I picked it up, frowning at the barrage of notifications. Dozens of messages. Missed calls from unknown numbers. My stomach dropped.
Then I saw the headline from the *Werewolf Gazette* news feed.
**EXILED 'ROGUE WHORE' HIDING IN NEUTRAL ZONE**
My breath hitched. The photo was grainy, taken through the shop window yesterday. It showed me arranging lilies, my profile clearly visible. The article was vicious, filled with poison only one person could have distilled.
*"Sources confirm that Clementine Patterson, the disgraced she-wolf exiled for servicing feral rogues, has set up shop in the Seattle neutral zone. Locals report strange men entering at all hours..."*
Janelle.
She hadn't just leaked my location; she had painted a target on my back. In the werewolf world, "Rogue Whore" wasn't just an insult; it was a death sentence. Traditionalists and extremists viewed women accused of such things as a stain on the species, something to be purged.
I flipped the sign to 'Closed' and rushed to lock the door, but I was too late.
A brick smashed through the front window, showering the display of orchids in jagged shards of glass. I screamed, shielding my face as a rock followed, wrapped in a piece of paper.
"Come out, traitor!" a voice bellowed from the street. "Get out of our town!"

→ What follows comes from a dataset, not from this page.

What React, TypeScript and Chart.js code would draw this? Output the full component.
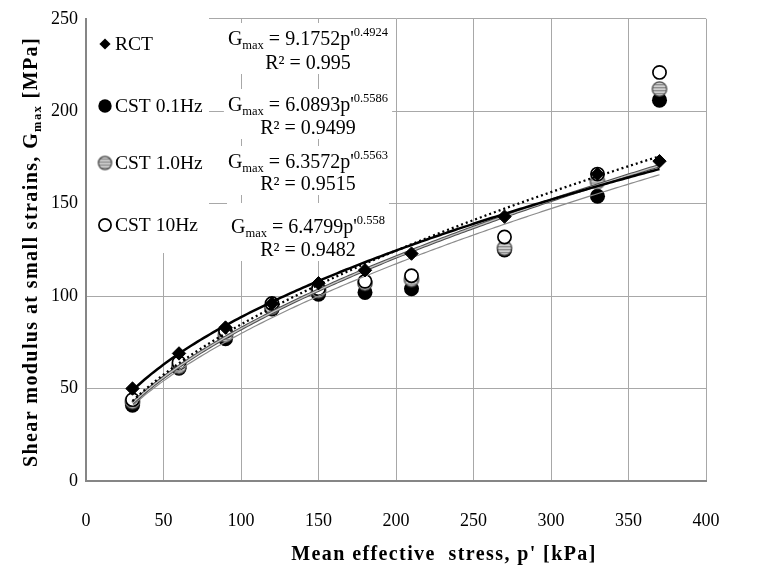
import { useEffect, useRef } from 'react';
import { Chart, registerables } from 'chart.js';

Chart.register(...registerables);

const FONT = '"Liberation Serif", "Times New Roman", serif';

// Mean effective stress p' [kPa]
const meanStress = [30, 60, 90, 120, 150, 180, 210, 270, 330, 370];
// Gmax [MPa]
const gmaxRCT = [50, 69, 83, 96, 107, 114, 123, 143, 166, 173];
const gmaxCST01 = [41, 61, 77, 93, 101, 102, 104, 125, 154, 206];
const gmaxCST1 = [43, 62, 79, 94, 103, 107, 109, 126, 162, 212];
const gmaxCST10 = [44, 64, 81, 96, 104, 108, 111, 132, 166, 221];

const seriesNames = ['RCT', 'CST 0.1Hz', 'CST 1.0Hz', 'CST 10Hz'];
// Power trendlines  Gmax = a * p'^b
const fitCoef = ['9.1752', '6.0893', '6.3572', '6.4799'];
const fitExp = ['0.4924', '0.5586', '0.5563', '0.558'];
const fitR2 = ['0.995', '0.9499', '0.9515', '0.9482'];

const xMax = 400;
const yMax = 250;
const tickStep = 50;

function fitCurve(i: number) {
  const a = parseFloat(fitCoef[i]);
  const b = parseFloat(fitExp[i]);
  const lo = Math.min(...meanStress);
  const hi = Math.max(...meanStress);
  const pts: { x: number; y: number }[] = [];
  for (let p = lo; p <= hi; p += 2) pts.push({ x: p, y: a * Math.pow(p, b) });
  return pts;
}

function toPts(ys: number[]) {
  return meanStress.map((x, i) => ({ x, y: ys[i] }));
}

function stripedMarker(r: number) {
  const s = Math.ceil(r * 2 + 3);
  const c = document.createElement('canvas');
  c.width = s;
  c.height = s;
  const g = c.getContext('2d')!;
  const m = s / 2;
  g.save();
  g.beginPath();
  g.arc(m, m, r, 0, Math.PI * 2);
  g.clip();
  g.fillStyle = '#d2d2d2';
  g.fillRect(0, 0, s, s);
  g.fillStyle = '#8a8a8a';
  for (let y = 1; y < s; y += 3) g.fillRect(0, y, s, 1.3);
  g.restore();
  g.beginPath();
  g.arc(m, m, r, 0, Math.PI * 2);
  g.strokeStyle = '#4a4a4a';
  g.lineWidth = 1.3;
  g.stroke();
  return c;
}

export default function App() {
  const ref = useRef<HTMLCanvasElement>(null);

  useEffect(() => {
    const canvas = ref.current!;
    const striped = stripedMarker(7.2);
    const stripedLegend = stripedMarker(6.6);

    const overlay = {
      id: 'overlay',
      beforeDatasetsDraw(chart: any) {
        const ctx: CanvasRenderingContext2D = chart.ctx;
        ctx.save();
        // legend box
        ctx.fillStyle = '#ffffff';
        ctx.fillRect(87, 15, 122, 238);
        const rows = [44, 106, 163, 225];
        const mx = 105;
        rows.forEach((ry, i) => {
          ctx.beginPath();
          if (i === 0) {
            ctx.moveTo(mx - 5.6, ry);
            ctx.lineTo(mx, ry - 5.6);
            ctx.lineTo(mx + 5.6, ry);
            ctx.lineTo(mx, ry + 5.6);
            ctx.closePath();
            ctx.fillStyle = '#000';
            ctx.fill();
          } else if (i === 1) {
            ctx.arc(mx, ry, 6.7, 0, Math.PI * 2);
            ctx.fillStyle = '#000';
            ctx.fill();
          } else if (i === 2) {
            ctx.drawImage(stripedLegend, mx - stripedLegend.width / 2, ry - stripedLegend.height / 2);
          } else {
            ctx.arc(mx, ry, 6.1, 0, Math.PI * 2);
            ctx.fillStyle = '#fff';
            ctx.fill();
            ctx.lineWidth = 1.7;
            ctx.strokeStyle = '#000';
            ctx.stroke();
          }
          ctx.fillStyle = '#000';
          ctx.font = `19.5px ${FONT}`;
          ctx.textAlign = 'left';
          ctx.textBaseline = 'middle';
          ctx.fillText(seriesNames[i], 115, ry + 1);
        });

        // equation labels
        const cx = 308;
        const eqRows = [
          [38, 62],
          [104, 127],
          [161, 183],
          [226, 249],
        ];
        eqRows.forEach(([yG, yR], i) => {
          const big = `20px ${FONT}`;
          const small = `12.5px ${FONT}`;
          ctx.textAlign = 'left';
          ctx.textBaseline = 'alphabetic';
          ctx.font = big;
          const wG = ctx.measureText('G').width;
          const mid = ` = ${fitCoef[i]}p'`;
          const wMid = ctx.measureText(mid).width;
          ctx.font = small;
          const wSub = ctx.measureText('max').width;
          const wSup = ctx.measureText(fitExp[i]).width;
          const total = wG + wSub + wMid + wSup;
          ctx.font = big;
          const r2 = `R² = ${fitR2[i]}`;
          const wR = ctx.measureText(r2).width;
          const bw = Math.max(total, wR) + 8;
          ctx.fillStyle = '#fff';
          const top = i === 3 ? 203 : yG - 15;
          ctx.fillRect(cx - bw / 2, top, bw, yR + 12 - top);
          ctx.fillStyle = '#000';
          let x = cx - total / 2;
          const base = yG + 6.5;
          ctx.font = big;
          ctx.fillText('G', x, base);
          x += wG;
          ctx.font = small;
          ctx.fillText('max', x, base + 4);
          x += wSub;
          ctx.font = big;
          ctx.fillText(mid, x, base);
          x += wMid;
          ctx.font = small;
          ctx.fillText(fitExp[i], x, base - 9);
          ctx.font = big;
          ctx.fillText(r2, cx - wR / 2, yR + 6.5);
        });
        ctx.restore();
      },
      afterDraw(chart: any) {
        const ctx: CanvasRenderingContext2D = chart.ctx;
        ctx.save();
        // axis titles
        ctx.fillStyle = '#000';
        ctx.font = `bold 20px ${FONT}`;
        (ctx as any).letterSpacing = '1.4px';
        ctx.textAlign = 'center';
        ctx.textBaseline = 'middle';
        ctx.fillText("Mean effective  stress, p' [kPa]", 444, 555);

        // y title with subscript
        ctx.translate(30, 252);
        ctx.rotate(-Math.PI / 2);
        (ctx as any).letterSpacing = '1.4px';
        const p1 = 'Shear modulus at small strains, G';
        const p3 = ' [MPa]';
        ctx.font = `bold 20px ${FONT}`;
        const w1 = ctx.measureText(p1).width;
        const w3 = ctx.measureText(p3).width;
        ctx.font = `bold 12.5px ${FONT}`;
        const w2 = ctx.measureText('max').width;
        const tot = w1 + w2 + w3;
        ctx.textAlign = 'left';
        ctx.textBaseline = 'alphabetic';
        let x = -tot / 2;
        ctx.font = `bold 20px ${FONT}`;
        ctx.fillText(p1, x, 7);
        x += w1;
        ctx.font = `bold 12.5px ${FONT}`;
        ctx.fillText('max', x, 11);
        x += w2;
        ctx.font = `bold 20px ${FONT}`;
        ctx.fillText(p3, x, 7);
        ctx.restore();
      },
    };

    const chart = new Chart(canvas, {
      type: 'scatter',
      data: {
        datasets: [
          {
            label: seriesNames[0],
            data: toPts(gmaxRCT),
            pointStyle: 'rectRot',
            pointRadius: 6.7,
            backgroundColor: '#000',
            borderColor: '#000',
            borderWidth: 1,
            order: 0,
          },
          {
            label: 'RCT fit',
            data: fitCurve(0),
            showLine: true,
            pointRadius: 0,
            borderColor: '#000',
            borderWidth: 2.5,
            order: 1,
          },
          {
            label: 'CST 10Hz fit',
            data: fitCurve(3),
            showLine: true,
            pointRadius: 0,
            borderColor: '#000',
            borderWidth: 2.3,
            borderDash: [2, 3],
            order: 2,
          },
          {
            label: 'CST 1.0Hz fit inner',
            data: fitCurve(2),
            showLine: true,
            pointRadius: 0,
            borderColor: '#c4c4c4',
            borderWidth: 1.3,
            order: 3,
          },
          {
            label: 'CST 1.0Hz fit',
            data: fitCurve(2),
            showLine: true,
            pointRadius: 0,
            borderColor: '#505050',
            borderWidth: 3.4,
            order: 4,
          },
          {
            label: 'CST 0.1Hz fit',
            data: fitCurve(1),
            showLine: true,
            pointRadius: 0,
            borderColor: '#8c8c8c',
            borderWidth: 1.2,
            order: 5,
          },
          {
            label: seriesNames[3],
            data: toPts(gmaxCST10),
            pointStyle: 'circle',
            pointRadius: 6.6,
            backgroundColor: '#fff',
            borderColor: '#000',
            borderWidth: 1.7,
            order: 6,
          },
          {
            label: seriesNames[2],
            data: toPts(gmaxCST1),
            pointStyle: striped as any,
            pointRadius: 7.5,
            order: 7,
          },
          {
            label: seriesNames[1],
            data: toPts(gmaxCST01),
            pointStyle: 'circle',
            pointRadius: 7.5,
            backgroundColor: '#000',
            borderColor: '#000',
            borderWidth: 0,
            order: 8,
          },
        ],
      },
      options: {
        responsive: false,
        animation: false,
        layout: { padding: { left: 0, right: 54, top: 13, bottom: 0 } },
        plugins: {
          legend: { display: false },
          tooltip: { enabled: false },
          title: { display: false },
        },
        scales: {
          x: {
            type: 'linear',
            min: 0,
            max: xMax,
            ticks: {
              stepSize: tickStep,
              color: '#000',
              font: { family: FONT, size: 18 },
              padding: 29,
              maxRotation: 0,
            },
            grid: { color: '#a8a8a8', lineWidth: 1, drawTicks: false },
            border: { color: '#868686', width: 2 },
            afterFit: (s: any) => {
              s.height = 94;
            },
          },
          y: {
            type: 'linear',
            min: 0,
            max: yMax,
            ticks: {
              stepSize: tickStep,
              color: '#000',
              font: { family: FONT, size: 18 },
              padding: 8,
            },
            grid: { color: '#a8a8a8', lineWidth: 1, drawTicks: false },
            border: { color: '#868686', width: 2 },
            afterFit: (s: any) => {
              s.width = 86;
            },
          },
        },
      },
      plugins: [overlay],
    });

    return () => chart.destroy();
  }, []);

  return (
    <div style={{ position: 'fixed', left: 0, top: 0, width: 760, height: 575, background: '#fff' }}>
      <canvas ref={ref} width={760} height={575} style={{ display: 'block' }} />
    </div>
  );
}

I peered through the broken glass. A group of five rough-looking wolves stood on the sidewalk, spray paint cans in hand. They were low-ranking males, the kind who got off on bullying those weaker than them. The front of my beautiful shop was already defaced with red paint: *ROGUE LOVER* scrawled across the siding.
"Hey!" one of them shouted, spotting me. He was a heavy-set man with a scar running down his chin. "There she is! Let's teach her a lesson about spreading disease!"

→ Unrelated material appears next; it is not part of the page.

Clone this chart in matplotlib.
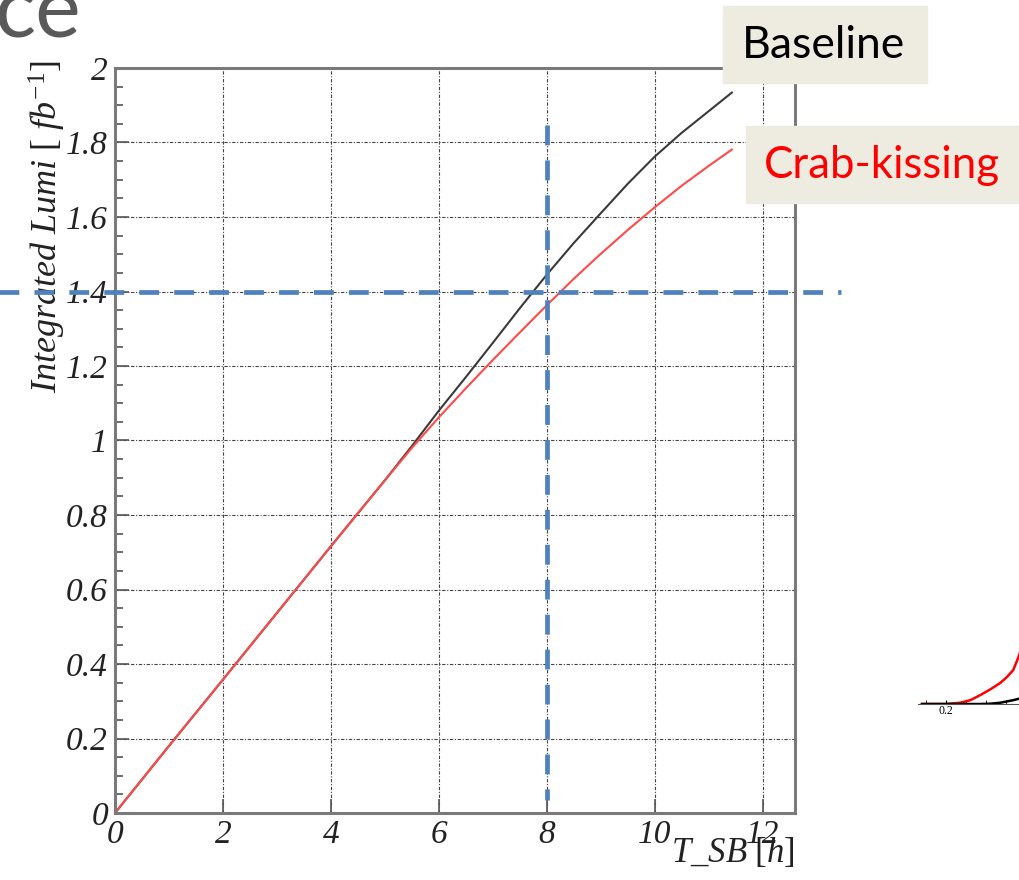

He lunged for the door, grabbing the handle and wrenching it open. I stumbled back, my hand instinctively going to my stomach. Fear, cold and sharp, pierced through me. I was strong, but I was pregnant, and there were five of them.
"Get back!" I yelled, channeling every ounce of authority I had.

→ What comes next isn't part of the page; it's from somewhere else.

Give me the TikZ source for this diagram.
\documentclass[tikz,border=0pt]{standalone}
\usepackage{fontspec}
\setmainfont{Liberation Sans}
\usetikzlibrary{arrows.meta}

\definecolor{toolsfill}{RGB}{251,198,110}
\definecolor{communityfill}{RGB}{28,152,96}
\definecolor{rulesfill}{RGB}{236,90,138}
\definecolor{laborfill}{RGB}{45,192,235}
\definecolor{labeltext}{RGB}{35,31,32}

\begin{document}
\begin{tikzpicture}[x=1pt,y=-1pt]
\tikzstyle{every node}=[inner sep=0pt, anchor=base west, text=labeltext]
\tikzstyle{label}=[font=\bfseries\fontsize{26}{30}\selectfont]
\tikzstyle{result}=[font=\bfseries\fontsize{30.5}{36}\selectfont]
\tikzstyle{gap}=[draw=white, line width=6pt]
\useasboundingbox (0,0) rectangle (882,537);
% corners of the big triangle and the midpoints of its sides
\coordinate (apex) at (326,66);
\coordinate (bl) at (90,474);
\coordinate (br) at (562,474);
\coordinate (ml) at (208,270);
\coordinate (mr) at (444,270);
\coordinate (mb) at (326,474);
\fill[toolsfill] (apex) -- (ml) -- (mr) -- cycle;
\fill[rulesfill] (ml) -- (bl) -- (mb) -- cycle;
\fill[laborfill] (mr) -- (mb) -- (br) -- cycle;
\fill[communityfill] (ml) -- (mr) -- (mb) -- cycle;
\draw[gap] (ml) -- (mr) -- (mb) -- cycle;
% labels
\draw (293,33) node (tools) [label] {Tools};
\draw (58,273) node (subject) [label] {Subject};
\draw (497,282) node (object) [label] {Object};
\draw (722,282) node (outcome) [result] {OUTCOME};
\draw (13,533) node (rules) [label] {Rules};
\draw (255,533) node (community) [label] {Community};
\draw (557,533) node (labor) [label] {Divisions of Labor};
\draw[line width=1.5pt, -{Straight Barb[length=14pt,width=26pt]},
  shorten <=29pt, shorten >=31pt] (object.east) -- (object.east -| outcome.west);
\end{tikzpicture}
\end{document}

The man sneered, stepping over the threshold. "Or what? You gonna call your rogue boyfriends?"
He reached out to grab my arm, his fingers inches from my skin.
*FLASH.*
A blinding pulse of silver-blue light erupted from the doorframe. It wasn't fire, but pure, concentrated energy—ancient magic.
The man screamed, jerking his hand back as if he'd touched a hot stove. Smoke curled from his fingertips, the smell of singed hair filling the air. He stumbled backward, falling onto the sidewalk, clutching his burned hand.
"What the hell?" his friend yelled, backing away. "She's a witch!"
"It's a ward!" another shouted, fear replacing their bravado. "That's not normal magic. That's... that's Lycan magic."
My heart hammered in my throat. Caleb. He had placed wards on the shop months ago, telling me they were just for 'peace of mind.' I had never seen them activate. The silver light hummed around the doorframe, a visible barrier of his protection.
The thugs scrambled back, terrified by the display of power far beyond their understanding. They fled down the street, leaving their spray paint cans rolling in the gutter.
I stood amidst the broken glass and ruined flowers, trembling. The ward had saved me, but it had also revealed something dangerous. Ordinary omegas didn't have Lycan-grade protection spells guarding their flower shops.
I couldn't stay here. Not anymore.
"Caleb," I whispered, closing my eyes and trying to push the thought through the mental link that connected all mates. usually, I could feel him—a warm, solid presence in the back of my mind. But today, with the distance and his exhaustion, the line was fuzzy. Static.
*Caleb, please,* I thought desperately. *They found me.*
Silence. Just the sound of the wind whistling through the broken window and the distant sirens of the human police. I was exposed, alone, and the wolves were circling.